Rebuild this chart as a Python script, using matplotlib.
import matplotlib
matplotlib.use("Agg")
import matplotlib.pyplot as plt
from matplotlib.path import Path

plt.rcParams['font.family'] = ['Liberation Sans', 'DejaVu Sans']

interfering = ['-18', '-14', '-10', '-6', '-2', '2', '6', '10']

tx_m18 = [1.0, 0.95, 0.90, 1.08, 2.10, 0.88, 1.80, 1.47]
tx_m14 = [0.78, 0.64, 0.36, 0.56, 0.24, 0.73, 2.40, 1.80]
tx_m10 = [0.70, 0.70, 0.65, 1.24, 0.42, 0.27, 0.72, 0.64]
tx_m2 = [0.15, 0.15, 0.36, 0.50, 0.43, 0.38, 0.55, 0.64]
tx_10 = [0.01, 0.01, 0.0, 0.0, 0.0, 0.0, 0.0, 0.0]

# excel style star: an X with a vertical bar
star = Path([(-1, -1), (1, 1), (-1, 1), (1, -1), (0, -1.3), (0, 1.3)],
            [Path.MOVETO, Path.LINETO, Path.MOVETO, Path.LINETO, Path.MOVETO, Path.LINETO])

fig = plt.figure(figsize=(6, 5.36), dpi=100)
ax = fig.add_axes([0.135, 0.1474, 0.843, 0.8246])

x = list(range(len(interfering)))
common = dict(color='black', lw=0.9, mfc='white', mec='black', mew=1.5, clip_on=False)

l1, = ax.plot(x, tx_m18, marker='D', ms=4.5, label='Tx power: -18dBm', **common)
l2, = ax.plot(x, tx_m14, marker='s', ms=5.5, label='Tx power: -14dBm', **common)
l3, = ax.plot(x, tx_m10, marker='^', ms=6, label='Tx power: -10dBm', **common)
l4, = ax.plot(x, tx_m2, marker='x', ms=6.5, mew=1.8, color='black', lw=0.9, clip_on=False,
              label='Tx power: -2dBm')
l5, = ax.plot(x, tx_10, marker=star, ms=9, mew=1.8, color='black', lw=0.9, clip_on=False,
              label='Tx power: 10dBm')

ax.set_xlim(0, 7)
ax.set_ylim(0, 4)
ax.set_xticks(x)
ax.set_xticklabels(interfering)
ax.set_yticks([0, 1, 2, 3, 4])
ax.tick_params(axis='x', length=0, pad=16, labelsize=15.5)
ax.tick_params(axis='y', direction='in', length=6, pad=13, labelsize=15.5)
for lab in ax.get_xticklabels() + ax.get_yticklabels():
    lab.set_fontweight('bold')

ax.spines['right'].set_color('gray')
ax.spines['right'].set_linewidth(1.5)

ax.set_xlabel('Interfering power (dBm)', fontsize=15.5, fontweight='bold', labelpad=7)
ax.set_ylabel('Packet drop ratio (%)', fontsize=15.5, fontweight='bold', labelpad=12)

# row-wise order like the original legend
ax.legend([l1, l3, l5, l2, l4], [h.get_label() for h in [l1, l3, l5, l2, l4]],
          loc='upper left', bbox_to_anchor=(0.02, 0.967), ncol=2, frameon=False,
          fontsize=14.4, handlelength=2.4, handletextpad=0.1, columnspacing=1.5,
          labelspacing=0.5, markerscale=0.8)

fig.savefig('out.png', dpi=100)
.....
## Your goal
Copy each line holding the word "matplotlib" from the listing above.

## Problem solution
Rebuild this chart as a Python script, using matplotlib.
import matplotlib
matplotlib.use("Agg")
import matplotlib.pyplot as plt
from matplotlib.path import Path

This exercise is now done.